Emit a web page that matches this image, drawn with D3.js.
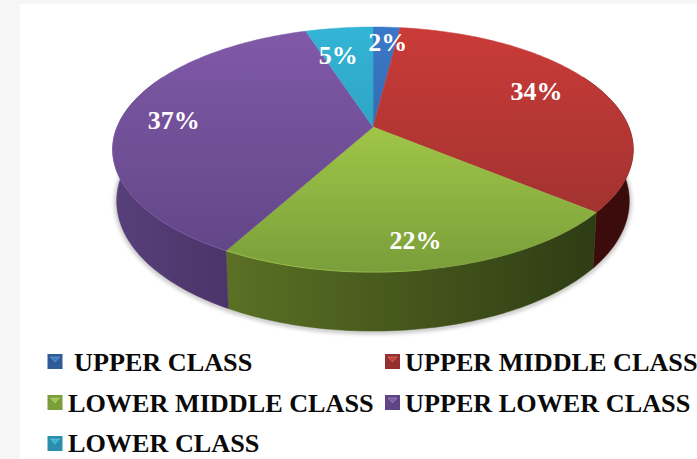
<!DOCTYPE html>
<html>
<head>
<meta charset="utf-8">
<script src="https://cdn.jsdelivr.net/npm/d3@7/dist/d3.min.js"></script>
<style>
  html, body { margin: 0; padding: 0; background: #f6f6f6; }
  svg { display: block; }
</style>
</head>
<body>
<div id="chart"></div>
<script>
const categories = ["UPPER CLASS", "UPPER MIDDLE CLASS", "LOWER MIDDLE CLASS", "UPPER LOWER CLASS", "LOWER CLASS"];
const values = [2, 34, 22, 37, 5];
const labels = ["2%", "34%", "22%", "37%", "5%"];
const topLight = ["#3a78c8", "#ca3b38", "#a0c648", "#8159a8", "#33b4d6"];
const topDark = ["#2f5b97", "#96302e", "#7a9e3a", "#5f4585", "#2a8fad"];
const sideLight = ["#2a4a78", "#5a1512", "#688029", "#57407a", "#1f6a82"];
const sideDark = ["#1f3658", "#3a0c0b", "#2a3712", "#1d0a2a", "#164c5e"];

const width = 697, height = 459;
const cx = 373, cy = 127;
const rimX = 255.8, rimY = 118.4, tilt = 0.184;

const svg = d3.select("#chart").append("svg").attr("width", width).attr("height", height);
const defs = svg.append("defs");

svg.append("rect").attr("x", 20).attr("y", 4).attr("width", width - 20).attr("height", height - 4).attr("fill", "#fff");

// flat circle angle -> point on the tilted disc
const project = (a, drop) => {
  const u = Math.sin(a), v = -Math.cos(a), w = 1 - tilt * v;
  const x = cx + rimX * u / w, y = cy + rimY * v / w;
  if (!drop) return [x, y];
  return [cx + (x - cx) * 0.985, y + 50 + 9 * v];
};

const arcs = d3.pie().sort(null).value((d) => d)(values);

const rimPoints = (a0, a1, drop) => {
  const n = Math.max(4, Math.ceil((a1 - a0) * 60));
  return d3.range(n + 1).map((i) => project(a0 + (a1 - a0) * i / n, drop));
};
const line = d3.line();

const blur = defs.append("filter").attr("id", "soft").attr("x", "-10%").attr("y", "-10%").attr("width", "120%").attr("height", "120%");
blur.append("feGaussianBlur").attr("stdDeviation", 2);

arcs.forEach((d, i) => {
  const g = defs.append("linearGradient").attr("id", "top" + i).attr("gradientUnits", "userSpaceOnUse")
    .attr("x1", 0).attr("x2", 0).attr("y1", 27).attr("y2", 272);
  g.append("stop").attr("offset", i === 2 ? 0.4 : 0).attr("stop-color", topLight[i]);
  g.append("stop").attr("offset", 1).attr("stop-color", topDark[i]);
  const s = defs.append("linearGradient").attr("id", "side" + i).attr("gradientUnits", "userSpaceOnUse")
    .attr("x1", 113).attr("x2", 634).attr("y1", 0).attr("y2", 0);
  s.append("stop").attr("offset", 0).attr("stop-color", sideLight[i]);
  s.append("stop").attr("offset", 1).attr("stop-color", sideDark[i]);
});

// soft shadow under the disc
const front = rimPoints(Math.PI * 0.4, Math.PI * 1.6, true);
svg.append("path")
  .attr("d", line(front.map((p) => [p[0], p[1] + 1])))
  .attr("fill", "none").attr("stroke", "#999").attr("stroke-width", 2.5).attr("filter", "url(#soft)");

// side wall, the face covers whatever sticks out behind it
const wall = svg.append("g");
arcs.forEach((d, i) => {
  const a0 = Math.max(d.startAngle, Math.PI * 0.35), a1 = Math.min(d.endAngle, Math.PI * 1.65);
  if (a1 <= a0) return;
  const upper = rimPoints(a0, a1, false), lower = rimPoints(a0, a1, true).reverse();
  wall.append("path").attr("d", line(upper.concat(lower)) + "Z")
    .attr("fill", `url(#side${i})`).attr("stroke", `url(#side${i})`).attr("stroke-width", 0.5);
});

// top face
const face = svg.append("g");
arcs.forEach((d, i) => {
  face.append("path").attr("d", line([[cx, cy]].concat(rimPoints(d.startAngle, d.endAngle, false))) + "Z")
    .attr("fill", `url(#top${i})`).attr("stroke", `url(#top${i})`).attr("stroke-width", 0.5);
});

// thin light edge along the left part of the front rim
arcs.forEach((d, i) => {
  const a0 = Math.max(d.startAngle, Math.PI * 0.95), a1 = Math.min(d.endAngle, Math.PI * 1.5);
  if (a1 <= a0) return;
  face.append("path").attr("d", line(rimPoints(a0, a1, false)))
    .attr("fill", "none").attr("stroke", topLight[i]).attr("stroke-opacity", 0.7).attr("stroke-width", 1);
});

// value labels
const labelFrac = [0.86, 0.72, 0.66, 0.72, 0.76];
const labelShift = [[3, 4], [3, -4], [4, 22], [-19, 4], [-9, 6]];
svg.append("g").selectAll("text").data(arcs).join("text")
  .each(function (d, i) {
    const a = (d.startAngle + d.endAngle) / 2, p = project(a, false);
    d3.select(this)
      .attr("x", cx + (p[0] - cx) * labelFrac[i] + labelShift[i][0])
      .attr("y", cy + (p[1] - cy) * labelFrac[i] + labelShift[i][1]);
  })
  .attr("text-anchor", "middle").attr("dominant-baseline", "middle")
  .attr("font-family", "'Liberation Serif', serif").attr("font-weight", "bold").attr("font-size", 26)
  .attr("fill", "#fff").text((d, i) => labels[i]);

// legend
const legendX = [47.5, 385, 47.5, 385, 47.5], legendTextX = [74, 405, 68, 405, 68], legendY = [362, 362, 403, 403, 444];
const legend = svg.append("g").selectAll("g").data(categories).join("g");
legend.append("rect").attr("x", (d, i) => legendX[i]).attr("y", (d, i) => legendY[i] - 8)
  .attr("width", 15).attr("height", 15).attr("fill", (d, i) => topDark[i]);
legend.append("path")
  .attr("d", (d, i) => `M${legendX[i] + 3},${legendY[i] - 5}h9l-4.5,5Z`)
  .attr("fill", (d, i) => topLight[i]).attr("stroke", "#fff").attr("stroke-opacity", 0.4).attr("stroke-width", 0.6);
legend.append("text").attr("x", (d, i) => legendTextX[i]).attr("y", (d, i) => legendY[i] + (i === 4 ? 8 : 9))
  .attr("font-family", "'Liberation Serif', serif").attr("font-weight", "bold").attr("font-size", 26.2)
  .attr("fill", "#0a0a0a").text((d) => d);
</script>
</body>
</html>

##############################

◆ WORK TO COMPLETE
With the pictures left out, transcribe the material exactly.

◆ ANSWER BELOW
Emit a web page that matches this image, drawn with D3.js.
<!DOCTYPE html>
<html>
<head>
<meta charset="utf-8">
<script src="https://cdn.jsdelivr.net/npm/d3@7/dist/d3.min.js"></script>
<style>
  html, body { margin: 0; padding: 0; background: #f6f6f6; }
  svg { display: block; }
</style>
</head>
<body>
<div id="chart"></div>
<script>
const categories = ["UPPER CLASS", "UPPER MIDDLE CLASS", "LOWER MIDDLE CLASS", "UPPER LOWER CLASS", "LOWER CLASS"];
const values = [2, 34, 22, 37, 5];
const labels = ["2%", "34%", "22%", "37%", "5%"];
const topLight = ["#3a78c8", "#ca3b38", "#a0c648", "#8159a8", "#33b4d6"];
const topDark = ["#2f5b97", "#96302e", "#7a9e3a", "#5f4585", "#2a8fad"];
const sideLight = ["#2a4a78", "#5a1512", "#688029", "#57407a", "#1f6a82"];
const sideDark = ["#1f3658", "#3a0c0b", "#2a3712", "#1d0a2a", "#164c5e"];

const width = 697, height = 459;
const cx = 373, cy = 127;
const rimX = 255.8, rimY = 118.4, tilt = 0.184;

const svg = d3.select("#chart").append("svg").attr("width", width).attr("height", height);
const defs = svg.append("defs");

svg.append("rect").attr("x", 20).attr("y", 4).attr("width", width - 20).attr("height", height - 4).attr("fill", "#fff");

// flat circle angle -> point on the tilted disc
const project = (a, drop) => {
  const u = Math.sin(a), v = -Math.cos(a), w = 1 - tilt * v;
  const x = cx + rimX * u / w, y = cy + rimY * v / w;
  if (!drop) return [x, y];
  return [cx + (x - cx) * 0.985, y + 50 + 9 * v];
};

const arcs = d3.pie().sort(null).value((d) => d)(values);

const rimPoints = (a0, a1, drop) => {
  const n = Math.max(4, Math.ceil((a1 - a0) * 60));
  return d3.range(n + 1).map((i) => project(a0 + (a1 - a0) * i / n, drop));
};
const line = d3.line();

const blur = defs.append("filter").attr("id", "soft").attr("x", "-10%").attr("y", "-10%").attr("width", "120%").attr("height", "120%");
blur.append("feGaussianBlur").attr("stdDeviation", 2);

arcs.forEach((d, i) => {
  const g = defs.append("linearGradient").attr("id", "top" + i).attr("gradientUnits", "userSpaceOnUse")
    .attr("x1", 0).attr("x2", 0).attr("y1", 27).attr("y2", 272);
  g.append("stop").attr("offset", i === 2 ? 0.4 : 0).attr("stop-color", topLight[i]);
  g.append("stop").attr("offset", 1).attr("stop-color", topDark[i]);
  const s = defs.append("linearGradient").attr("id", "side" + i).attr("gradientUnits", "userSpaceOnUse")
    .attr("x1", 113).attr("x2", 634).attr("y1", 0).attr("y2", 0);
  s.append("stop").attr("offset", 0).attr("stop-color", sideLight[i]);
  s.append("stop").attr("offset", 1).attr("stop-color", sideDark[i]);
});

// soft shadow under the disc
const front = rimPoints(Math.PI * 0.4, Math.PI * 1.6, true);
svg.append("path")
  .attr("d", line(front.map((p) => [p[0], p[1] + 1])))
  .attr("fill", "none").attr("stroke", "#999").attr("stroke-width", 2.5).attr("filter", "url(#soft)");

// side wall, the face covers whatever sticks out behind it
const wall = svg.append("g");
arcs.forEach((d, i) => {
  const a0 = Math.max(d.startAngle, Math.PI * 0.35), a1 = Math.min(d.endAngle, Math.PI * 1.65);
  if (a1 <= a0) return;
  const upper = rimPoints(a0, a1, false), lower = rimPoints(a0, a1, true).reverse();
  wall.append("path").attr("d", line(upper.concat(lower)) + "Z")
    .attr("fill", `url(#side${i})`).attr("stroke", `url(#side${i})`).attr("stroke-width", 0.5);
});

// top face
const face = svg.append("g");
arcs.forEach((d, i) => {
  face.append("path").attr("d", line([[cx, cy]].concat(rimPoints(d.startAngle, d.endAngle, false))) + "Z")
    .attr("fill", `url(#top${i})`).attr("stroke", `url(#top${i})`).attr("stroke-width", 0.5);
});

// thin light edge along the left part of the front rim
arcs.forEach((d, i) => {
  const a0 = Math.max(d.startAngle, Math.PI * 0.95), a1 = Math.min(d.endAngle, Math.PI * 1.5);
  if (a1 <= a0) return;
  face.append("path").attr("d", line(rimPoints(a0, a1, false)))
    .attr("fill", "none").attr("stroke", topLight[i]).attr("stroke-opacity", 0.7).attr("stroke-width", 1);
});

// value labels
const labelFrac = [0.86, 0.72, 0.66, 0.72, 0.76];
const labelShift = [[3, 4], [3, -4], [4, 22], [-19, 4], [-9, 6]];
svg.append("g").selectAll("text").data(arcs).join("text")
  .each(function (d, i) {
    const a = (d.startAngle + d.endAngle) / 2, p = project(a, false);
    d3.select(this)
      .attr("x", cx + (p[0] - cx) * labelFrac[i] + labelShift[i][0])
      .attr("y", cy + (p[1] - cy) * labelFrac[i] + labelShift[i][1]);
  })
  .attr("text-anchor", "middle").attr("dominant-baseline", "middle")
  .attr("font-family", "'Liberation Serif', serif").attr("font-weight", "bold").attr("font-size", 26)
  .attr("fill", "#fff").text((d, i) => labels[i]);

// legend
const legendX = [47.5, 385, 47.5, 385, 47.5], legendTextX = [74, 405, 68, 405, 68], legendY = [362, 362, 403, 403, 444];
const legend = svg.append("g").selectAll("g").data(categories).join("g");
legend.append("rect").attr("x", (d, i) => legendX[i]).attr("y", (d, i) => legendY[i] - 8)
  .attr("width", 15).attr("height", 15).attr("fill", (d, i) => topDark[i]);
legend.append("path")
  .attr("d", (d, i) => `M${legendX[i] + 3},${legendY[i] - 5}h9l-4.5,5Z`)
  .attr("fill", (d, i) => topLight[i]).attr("stroke", "#fff").attr("stroke-opacity", 0.4).attr("stroke-width", 0.6);
legend.append("text").attr("x", (d, i) => legendTextX[i]).attr("y", (d, i) => legendY[i] + (i === 4 ? 8 : 9))
  .attr("font-family", "'Liberation Serif', serif").attr("font-weight", "bold").attr("font-size", 26.2)
  .attr("fill", "#0a0a0a").text((d) => d);
</script>
</body>
</html>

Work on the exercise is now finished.